Frequently Asked Questions (FAQ)

Q: Can I rely solely on VC backing to pick profitable Web3 projects?
A: No. VC endorsement is one signal among many. Combine it with technical audits, community sentiment, and use-case viability for better accuracy.

Q: Why is Binance given double weight in the scoring model?
A: Binance has the highest spot trading volume globally. Listing there typically leads to greater liquidity, visibility, and price appreciation — key drivers of retail ROI.

Q: Are domestic Chinese VCs completely unprofitable?
A: Not necessarily. Some support strong technical teams. However, regulatory constraints and limited global exchange access reduce their listing success rates compared to international peers.

Q: How often should I review VC performance rankings?
A: At least quarterly. Market dynamics shift rapidly in Web3 — today’s top performer may underperform next year if they miss emerging trends like RWA or intent-centric architectures.

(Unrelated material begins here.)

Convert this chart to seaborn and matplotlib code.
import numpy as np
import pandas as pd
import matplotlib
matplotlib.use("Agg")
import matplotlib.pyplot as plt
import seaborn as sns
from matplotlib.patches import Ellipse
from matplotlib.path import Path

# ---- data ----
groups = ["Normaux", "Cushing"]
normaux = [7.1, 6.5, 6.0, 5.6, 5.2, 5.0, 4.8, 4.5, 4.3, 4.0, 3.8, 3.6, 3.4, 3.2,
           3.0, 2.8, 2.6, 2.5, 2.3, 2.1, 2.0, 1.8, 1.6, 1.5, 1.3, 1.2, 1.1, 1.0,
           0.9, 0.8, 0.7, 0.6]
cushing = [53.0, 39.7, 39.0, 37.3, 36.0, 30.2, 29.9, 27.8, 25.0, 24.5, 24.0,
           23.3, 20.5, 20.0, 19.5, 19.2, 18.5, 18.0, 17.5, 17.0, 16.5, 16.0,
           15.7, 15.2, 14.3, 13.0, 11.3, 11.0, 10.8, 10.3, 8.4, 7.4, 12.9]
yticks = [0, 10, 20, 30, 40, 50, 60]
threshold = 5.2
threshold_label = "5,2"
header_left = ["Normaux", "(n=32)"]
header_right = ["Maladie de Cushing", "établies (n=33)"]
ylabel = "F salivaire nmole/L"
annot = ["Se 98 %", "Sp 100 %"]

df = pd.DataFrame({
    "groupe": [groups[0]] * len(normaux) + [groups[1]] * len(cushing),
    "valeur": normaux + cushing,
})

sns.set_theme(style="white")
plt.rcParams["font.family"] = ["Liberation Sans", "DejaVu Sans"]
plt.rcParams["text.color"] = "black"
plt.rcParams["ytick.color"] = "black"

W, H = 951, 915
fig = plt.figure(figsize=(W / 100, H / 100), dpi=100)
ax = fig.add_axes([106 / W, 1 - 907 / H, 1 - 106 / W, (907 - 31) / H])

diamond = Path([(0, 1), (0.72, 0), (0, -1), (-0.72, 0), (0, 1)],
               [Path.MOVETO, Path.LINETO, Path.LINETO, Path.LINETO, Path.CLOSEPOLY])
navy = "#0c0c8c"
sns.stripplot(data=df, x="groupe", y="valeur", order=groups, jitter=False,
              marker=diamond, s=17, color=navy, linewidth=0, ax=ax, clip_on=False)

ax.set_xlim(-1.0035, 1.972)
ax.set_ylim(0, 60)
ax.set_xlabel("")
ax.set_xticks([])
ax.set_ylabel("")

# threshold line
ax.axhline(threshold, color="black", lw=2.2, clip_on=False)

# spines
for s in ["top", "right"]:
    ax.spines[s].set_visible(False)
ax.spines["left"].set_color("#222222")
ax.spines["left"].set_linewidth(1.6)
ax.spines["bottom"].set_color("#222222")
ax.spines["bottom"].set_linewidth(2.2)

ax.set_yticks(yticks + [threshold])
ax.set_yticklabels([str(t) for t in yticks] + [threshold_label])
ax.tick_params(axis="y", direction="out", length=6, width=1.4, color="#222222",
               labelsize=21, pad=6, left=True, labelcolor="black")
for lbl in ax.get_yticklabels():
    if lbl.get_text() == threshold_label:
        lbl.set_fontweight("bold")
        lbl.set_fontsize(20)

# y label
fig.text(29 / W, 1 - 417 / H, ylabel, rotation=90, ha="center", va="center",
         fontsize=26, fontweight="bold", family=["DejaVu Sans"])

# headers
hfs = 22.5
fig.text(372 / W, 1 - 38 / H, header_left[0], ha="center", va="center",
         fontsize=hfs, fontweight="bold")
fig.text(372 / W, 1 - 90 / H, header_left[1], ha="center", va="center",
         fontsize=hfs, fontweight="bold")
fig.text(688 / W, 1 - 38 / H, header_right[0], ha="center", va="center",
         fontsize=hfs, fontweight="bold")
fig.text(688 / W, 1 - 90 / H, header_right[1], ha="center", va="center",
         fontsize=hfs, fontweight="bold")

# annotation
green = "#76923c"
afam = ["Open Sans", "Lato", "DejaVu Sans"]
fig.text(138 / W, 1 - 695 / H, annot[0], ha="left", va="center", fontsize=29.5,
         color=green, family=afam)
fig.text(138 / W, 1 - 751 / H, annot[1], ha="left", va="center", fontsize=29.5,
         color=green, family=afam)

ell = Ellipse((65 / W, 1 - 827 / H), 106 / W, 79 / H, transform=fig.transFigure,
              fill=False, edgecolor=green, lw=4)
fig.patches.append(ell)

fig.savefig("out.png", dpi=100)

Q: Is OKX Ventures underperforming relative to its exchange?
A: Based on data, yes. Despite OKX’s strong market position, OKX Ventures lags in portfolio listing rates compared to YZi Labs or even third-party international funds.

Q: What’s the best way to track new investments from top VCs?
A: Follow their official blogs, Twitter/X accounts, and Crunchbase profiles. Tools like RootData and Dune Analytics also help monitor funding rounds and portfolio updates.


By aligning your research with data-backed VC performance, you dramatically increase your odds of catching the next major breakout — not just chasing hype.